Tuesday, June 10, 2008

"The Green Famine"

As you drive through southern Ethiopia and gaze out at miles and miles of fertile, lush valleys, it is difficult to imagine that so many people here and across Ethiopia are suffering from malnutrition. But they are.

The green grass and vegetable fields are deceiving. Look closer as you pass cows grazing by the side of the road and you see their ribs protruding, their weak legs shaking.

Here, they commonly call it “The Green Famine.”

Ethiopia, like the rest of Africa, goes through cycles of rainy and dry seasons; but the last two rainy seasons failed badly. That means crop yields were vastly lower than normal and there wasn’t enough food to last until the next harvest. Though the land may now be green - it is only approaching mid-harvest and the rainy season resumed in June - there’s not nearly enough food being produced to feed a population that is rapidly expanding (from 50 to 75 million in 15 years).

But cyclical drought is only part of the complicated equation. Droughts do occur, poor harvests do occur - after all, they call the period in between harvests the “hunger season”. Ethiopia is, unfortunately, accustomed to hunger. This year though, there are two new events buffeting the country. One is the cumulative effect of more frequent droughts; instead of once every 10 years they’re now once every 1-5 years. Global climate change is having a visible and severe impact on this region and its agriculture.

The other huge shock to Ethiopia’s system is food prices. Global price increases, coupled with a drop in the supply of food locally, have caused basic food items in Ethiopia to double, even quadruple in price. In the last year, a staple like teff, used to make the traditional bread called injera, has gone from 500 Birr per 100 kg bag (there are about 10 Birr to a dollar) to 1,200 Birr. Cooking oil has doubled in price, and lentils, also a staple here, have quadrupled from 4 Birr/kg to 17 Birr. That’s like your gallon of milk costing over $15.

Now most of us, faced with rising costs for the basics, try to cut back – drive less, cancel the HBO, charge to a credit card and hope to pay off the debt later. But when you’re already living at subsistence level there’s nowhere to cut back. So you’re forced to eat less. Eating less for a population that’s already vulnerable, that already lives on the edge of hunger, means many may fall over the edge into hunger, malnutrition and even death.

And as is often the case, it is kids who fall over the edge first.

I wrote recently about malnourished children in the Democratic Republic of Congo. There, it was a lack of food but more importantly of protein-rich food. So typically they suffered from kwashiorkor - their tummies were bloated with water and they didn’t want to eat.

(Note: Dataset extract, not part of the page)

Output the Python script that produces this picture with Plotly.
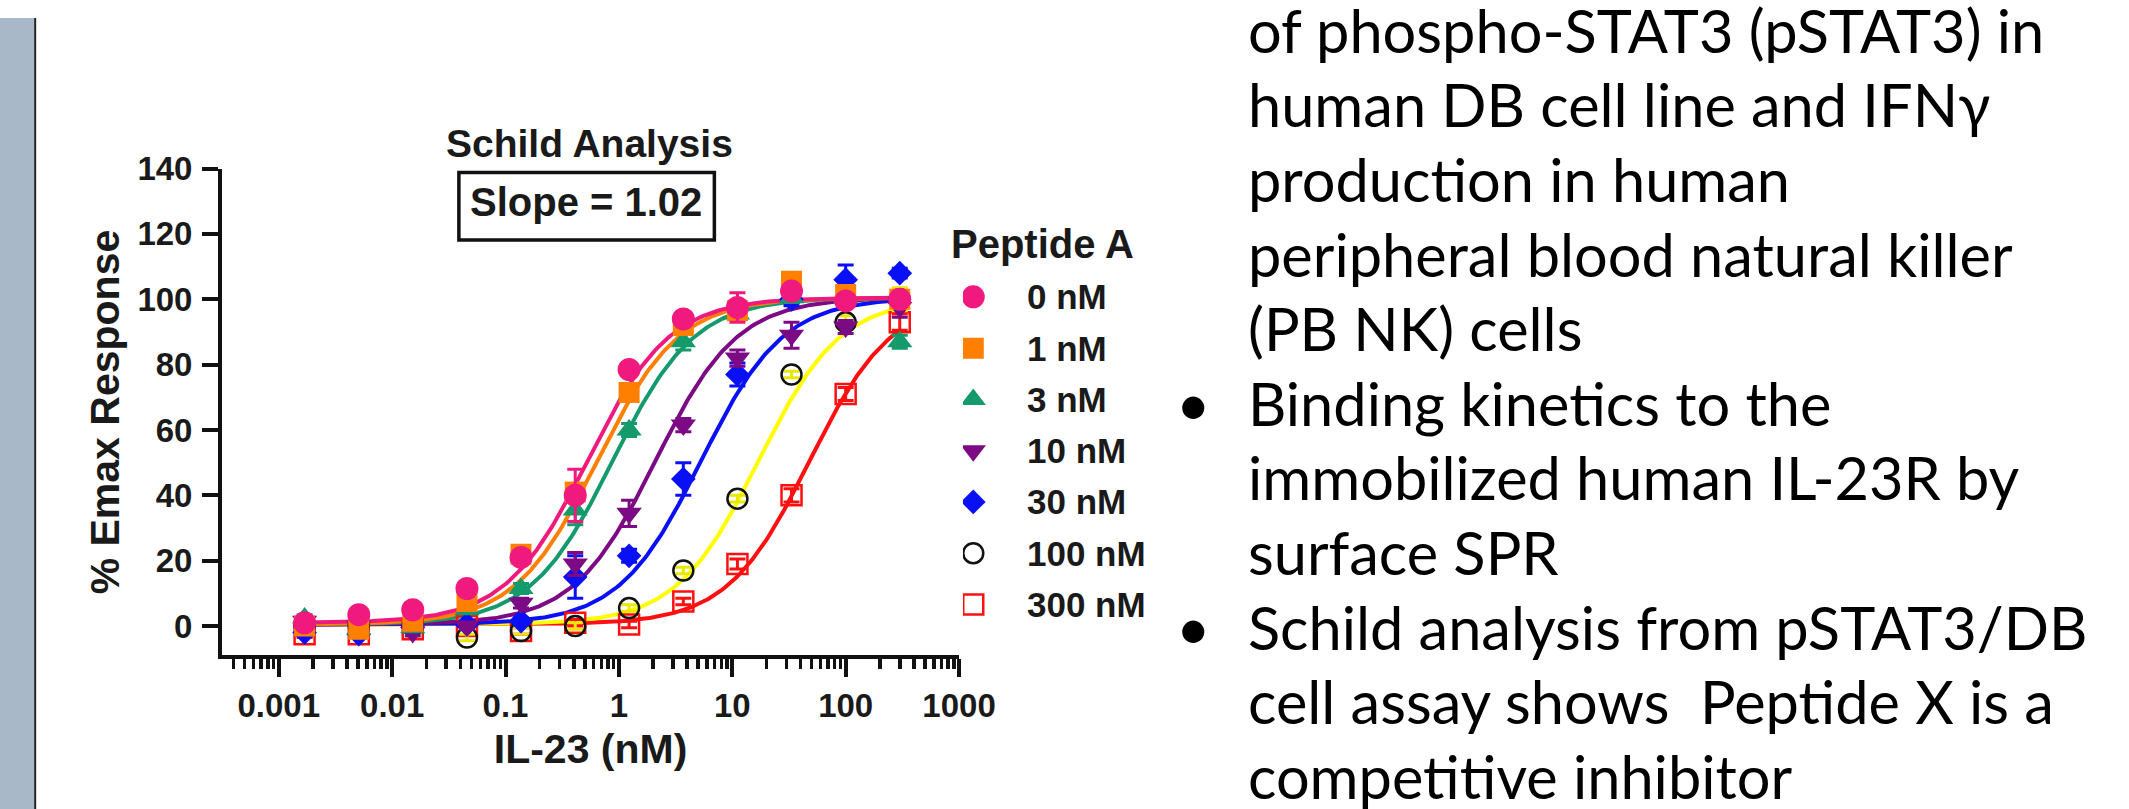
import numpy as np
import plotly.graph_objects as go

W, H = 2129, 809

# ---------------- data ----------------
il23_nM = [0.00169, 0.00508, 0.0152, 0.0457, 0.137, 0.412, 1.23, 3.70, 11.1, 33.3, 100, 300]

series_names = ["0 nM", "1 nM", "3 nM", "10 nM", "30 nM", "100 nM", "300 nM"]

resp_0nM   = [1.0, 3.5, 5.0, 11.5, 21.0, 40.0, 78.5, 94.0, 97.5, 102.5, 99.5, 100.0]
resp_1nM   = [0.0, -1.0, 1.5, 7.5, 22.0, 41.0, 71.5, 92.0, 96.5, 105.5, 101.5, 100.0]
resp_3nM   = [2.5, -1.0, -0.5, 5.0, 11.5, 35.5, 60.0, 87.0, 95.5, 100.5, 100.5, 87.0]
resp_10nM  = [1.5, 0.0, -2.0, 0.0, 7.0, 19.0, 34.5, 61.5, 82.0, 89.0, 91.5, 97.5]
resp_30nM  = [-2.0, -2.5, 0.0, 0.5, 1.5, 15.0, 21.5, 45.0, 77.0, 100.0, 106.0, 108.0]
resp_100nM = [0.0, 0.0, 0.0, -3.5, -1.5, 0.0, 5.5, 17.0, 39.0, 77.0, 93.0, 100.0]
resp_300nM = [-2.5, -2.5, -1.0, 0.0, -1.5, 1.0, 0.5, 7.5, 19.0, 40.0, 71.0, 93.0]

err_0nM   = [1, 1, 1, 1.5, 2, 8, 2, 2, 4.5, 1.5, 2, 1]
err_1nM   = [1, 1, 1, 1, 1.5, 2, 2, 1.5, 1.5, 1.5, 1.5, 1]
err_3nM   = [1, 1, 1, 1, 1.5, 4.5, 2, 2.5, 1.5, 1.5, 1.5, 2]
err_10nM  = [1, 1, 1, 1, 1.5, 3.5, 4, 2, 2.5, 4, 2, 3]
err_30nM  = [1, 1, 1, 1, 1, 6.5, 2, 5, 3.5, 2, 4.5, 1.5]
err_100nM = [1, 1, 1, 1, 1, 1, 1, 1, 1, 1, 2, 3.5]
err_300nM = [1, 1, 1, 1, 1, 1, 1, 1, 1.5, 2, 2, 2.5]

# 4-parameter logistic fit parameters
fit_ec50   = [0.53, 0.64, 0.88, 2.1, 5.3, 17.0, 48.0]
fit_hill   = [1.2, 1.2, 1.2, 1.2, 1.2, 1.2, 1.2]
fit_top    = [100.5, 100.5, 100.5, 100.5, 100.5, 100.5, 100.5]
fit_bottom = [1.0, 0.5, 0.5, 0.5, 0.5, 0.5, 0.5]

x_ticks = [0.001, 0.01, 0.1, 1, 10, 100, 1000]
x_ticktext = ["0.001", "0.01", "0.1", "1", "10", "100", "1000"]
y_ticks = [0, 20, 40, 60, 80, 100, 120, 140]

responses = [resp_0nM, resp_1nM, resp_3nM, resp_10nM, resp_30nM, resp_100nM, resp_300nM]
errors = [err_0nM, err_1nM, err_3nM, err_10nM, err_30nM, err_100nM, err_300nM]

# ---------------- styles ----------------
line_colors = ["#F0197D", "#FF7F00", "#159A6C", "#7D0A85", "#0A10F5", "#FFFF00", "#FF1010"]
err_colors  = ["#F0197D", "#FF7F00", "#159A6C", "#7D0A85", "#0A10F5", "#E8E800", "#FF1010"]
sym = ["circle", "square", "triangle-up", "triangle-down", "diamond", "circle-open", "square-open"]
msize = [23, 21, 22, 22, 19, 20, 20]
mcolor = ["#F0197D", "#FF7F00", "#159A6C", "#7D0A85", "#0A10F5", "#111111", "#FF1010"]

CHART_FONT = "Liberation Sans, Arial, sans-serif"
TEXT_FONT = "Lato, Open Sans, sans-serif"
INK = "#1a1a1a"

def px_x(p):
    return p / W

def px_y(p):
    return 1 - p / H

fig = go.Figure()

xfit = np.logspace(np.log10(il23_nM[0]), np.log10(il23_nM[-1]), 300)

# draw in reverse order so 0 nM sits on top
for i in reversed(range(len(series_names))):
    b, t, ec, h = fit_bottom[i], fit_top[i], fit_ec50[i], fit_hill[i]
    yfit = b + (t - b) / (1 + (ec / xfit) ** h)
    fig.add_trace(go.Scatter(
        x=xfit, y=yfit, mode="lines",
        line=dict(color=line_colors[i], width=4),
        showlegend=False, hoverinfo="skip", xaxis="x", yaxis="y"))
for i in reversed(range(len(series_names))):
    fig.add_trace(go.Scatter(
        x=il23_nM, y=responses[i], mode="markers", name=series_names[i],
        marker=dict(symbol=sym[i], size=msize[i], color=mcolor[i],
                    line=dict(width=2.5 if "open" in sym[i] else 0, color=mcolor[i])),
        error_y=dict(type="data", array=errors[i], color=err_colors[i], thickness=3, width=8),
        showlegend=False, xaxis="x", yaxis="y"))

# ---- legend (symbols on a small auxiliary axis) ----
for i in range(len(series_names)):
    fig.add_trace(go.Scatter(
        x=[0], y=[series_names[i]], mode="markers",
        marker=dict(symbol=sym[i], size=msize[i], color=mcolor[i],
                    line=dict(width=2.5 if "open" in sym[i] else 0, color=mcolor[i])),
        showlegend=False, hoverinfo="skip", xaxis="x2", yaxis="y2"))

annotations = []
for i in range(len(series_names)):
    annotations.append(dict(
        x=0.253, y=series_names[i], xref="x2", yref="y2", xanchor="left", yanchor="middle",
        text=series_names[i], showarrow=False,
        font=dict(family=CHART_FONT, size=35, color=INK, weight="bold")))

annotations.append(dict(x=px_x(966), y=px_y(231), xref="paper", yref="paper",
                        xanchor="left", yanchor="middle", text="Peptide A", showarrow=False,
                        font=dict(family=CHART_FONT, size=40, color=INK, weight="bold")))

annotations.append(dict(x=px_x(600), y=px_y(128.5), xref="paper", yref="paper",
                        xanchor="center", yanchor="middle", text="Schild Analysis", showarrow=False,
                        font=dict(family=CHART_FONT, size=39, color=INK, weight="bold")))
annotations.append(dict(x=px_x(596), y=px_y(188), xref="paper", yref="paper",
                        xanchor="center", yanchor="middle", text="Slope = 1.02", showarrow=False,
                        font=dict(family=CHART_FONT, size=40, color=INK, weight="bold")))

# ---- slide text ----
slide_lines = [
    "of phospho-STAT3 (pSTAT3) in",
    "human DB cell line and IFNγ",
    "production in human",
    "peripheral blood natural killer",
    "(PB NK) cells",
    "Binding kinetics to the",
    "immobilized human IL-23R by",
    "surface SPR",
    "Schild analysis from pSTAT3/DB",
    "cell assay shows  Peptide X is a",
    "competitive inhibitor",
]
bullet_rows = [5, 8]
line_pitch = 76.3
first_center = 12
for k, txt in enumerate(slide_lines):
    yc = first_center + k * line_pitch
    annotations.append(dict(x=px_x(1268), y=px_y(yc), xref="paper", yref="paper",
                            xanchor="left", yanchor="middle", text=txt, showarrow=False,
                            font=dict(family=TEXT_FONT, size=59.5, color="#000000")))
    if k in bullet_rows:
        annotations.append(dict(x=px_x(1215), y=px_y(yc), xref="paper", yref="paper",
                                xanchor="center", yanchor="middle", text="•", showarrow=False,
                                font=dict(family=TEXT_FONT, size=59.5, color="#000000")))

shapes = [
    dict(type="rect", xref="paper", yref="paper", x0=0, x1=px_x(35), y0=0, y1=1,
         fillcolor="#A9B8C9", line=dict(width=0), layer="below"),
    dict(type="line", xref="paper", yref="paper", x0=px_x(35.8), x1=px_x(35.8), y0=0, y1=1,
         line=dict(color="#222222", width=2)),
    dict(type="rect", xref="paper", yref="paper", x0=px_x(467), x1=px_x(727),
         y0=px_y(227), y1=px_y(158), line=dict(color="#111111", width=3.5)),
]

fig.update_layout(
    width=W, height=H, autosize=False,
    margin=dict(l=0, r=0, t=0, b=0, pad=0),
    paper_bgcolor="white", plot_bgcolor="rgba(0,0,0,0)",
    showlegend=False,
    font=dict(family=CHART_FONT, color=INK),
    xaxis=dict(
        type="log", domain=[px_x(226), px_x(976)], range=[-3.5, 3.0],
        tickvals=x_ticks, ticktext=x_ticktext,
        ticks="outside", ticklen=18, tickwidth=4, tickcolor="#111111",
        minor=dict(ticks="outside", ticklen=10, tickwidth=3.5, tickcolor="#111111",
                   dtick="D1", showgrid=False),
        showline=True, linewidth=4, linecolor="#111111",
        showgrid=False, zeroline=False,
        tickfont=dict(family=CHART_FONT, size=33, color=INK, weight="bold"),
        title=dict(text="IL-23 (nM)", font=dict(family=CHART_FONT, size=41, color=INK, weight="bold"),
                   standoff=12),
        anchor="y",
    ),
    yaxis=dict(
        domain=[px_y(652), px_y(154)], range=[-9, 140],
        tickvals=y_ticks, ticks="outside", ticklen=16, tickwidth=4, tickcolor="#111111",
        showline=True, linewidth=4, linecolor="#111111",
        showgrid=False, zeroline=False, ticklabelstandoff=3,
        tickfont=dict(family=CHART_FONT, size=33, color=INK, weight="bold"),
        title=dict(text="% Emax Response", font=dict(family=CHART_FONT, size=41, color=INK, weight="bold"),
                   standoff=6),
        anchor="x",
    ),
    xaxis2=dict(domain=[px_x(980), px_x(1200)], range=[-0.05, 1.0], visible=False, anchor="y2"),
    yaxis2=dict(domain=[px_y(626), px_y(259)], type="category",
                categoryorder="array", categoryarray=series_names,
                range=[6.5, -0.5], visible=False, anchor="x2"),
    annotations=annotations,
    shapes=shapes,
)

post = ("document.documentElement.style.margin='0';document.body.style.margin='0';"
        "document.body.style.padding='0';document.body.style.overflow='hidden';"
        "var d=document.getElementById('{plot_id}');d.style.position='absolute';"
        "d.style.left='0px';d.style.top='0px';")

fig.write_html("out.html", config={"displayModeBar": False, "staticPlot": True}, post_script=post)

Here in Ethiopia, the problem is there’s not enough food to be had. A woman I met said she fed her family one meal of cabbage that day and one meal of cabbage the day before. That was it. And cabbage has absolutely no protein.

Most of the kids here suffer from a lack of calories, what’s called marasmus: their limbs are practically just bones, they struggle to stand on their spindly legs, they’re irritable and cry inconsolably.

The scale of the malnutrition that has gripped parts of this country in just the last few months is alarming. UNICEF reports that 4.5 million Ethiopians are in need of emergency food relief, and that figure may even rise to 10 million in July. In International Medical Corps’ Outpatient Therapeutic Programs, where we care for the severely malnourished, the numbers of new admissions from January to April have almost tripled. The numbers also have nearly tripled at our Supplementary Feeding centers, where we treat the moderately malnourished.

While more and more kids don’t have enough basic food from farms and markets, IMC and other aid groups also don’t have enough of the therapeutic and blended food that we normally provide to the malnourished. The World Food Program likewise is running out of the rations it distributes in Ethiopia – their shortfall is around 180,000 metric tons, and the Ethiopian government’s emergency reserves are nearly depleted as well.

On one visit to an IMC feeding center, we arrived to find a crowd of about 500 parents and children. There wasn’t a single child who didn’t appear to be suffering. Some mothers silently held their children, resigned to the fact that there was little they could do; others pleaded for help. It was painful to see.

We’re facing a race against time. People need food now. At a meeting I attended here with USAID - the aid arm of the U.S. government – it was understood the relief groups need more money to be able to buy more food (whether it’s local or imported) and increase their staffs in response to the crisis.

As I write this, the skies have opened up, triggering a sudden downpour that lasts about 15 minutes. This has happened almost every day since I arrived here. The trouble is, while it makes the landscape green, it may be too late to bring the immediate relief that’s so desperately needed.

1 comment:

Elias Kifle said...

You left out one thing: the brutal dictatorship that is making it difficult for the people of Ethiopia to live and work freely in their own country. Ethiopia has many rivers. But very few of them are used for irrigation. So problem is more caused more by mismanagement by the U.S. -backed murderous dictatorship than nature.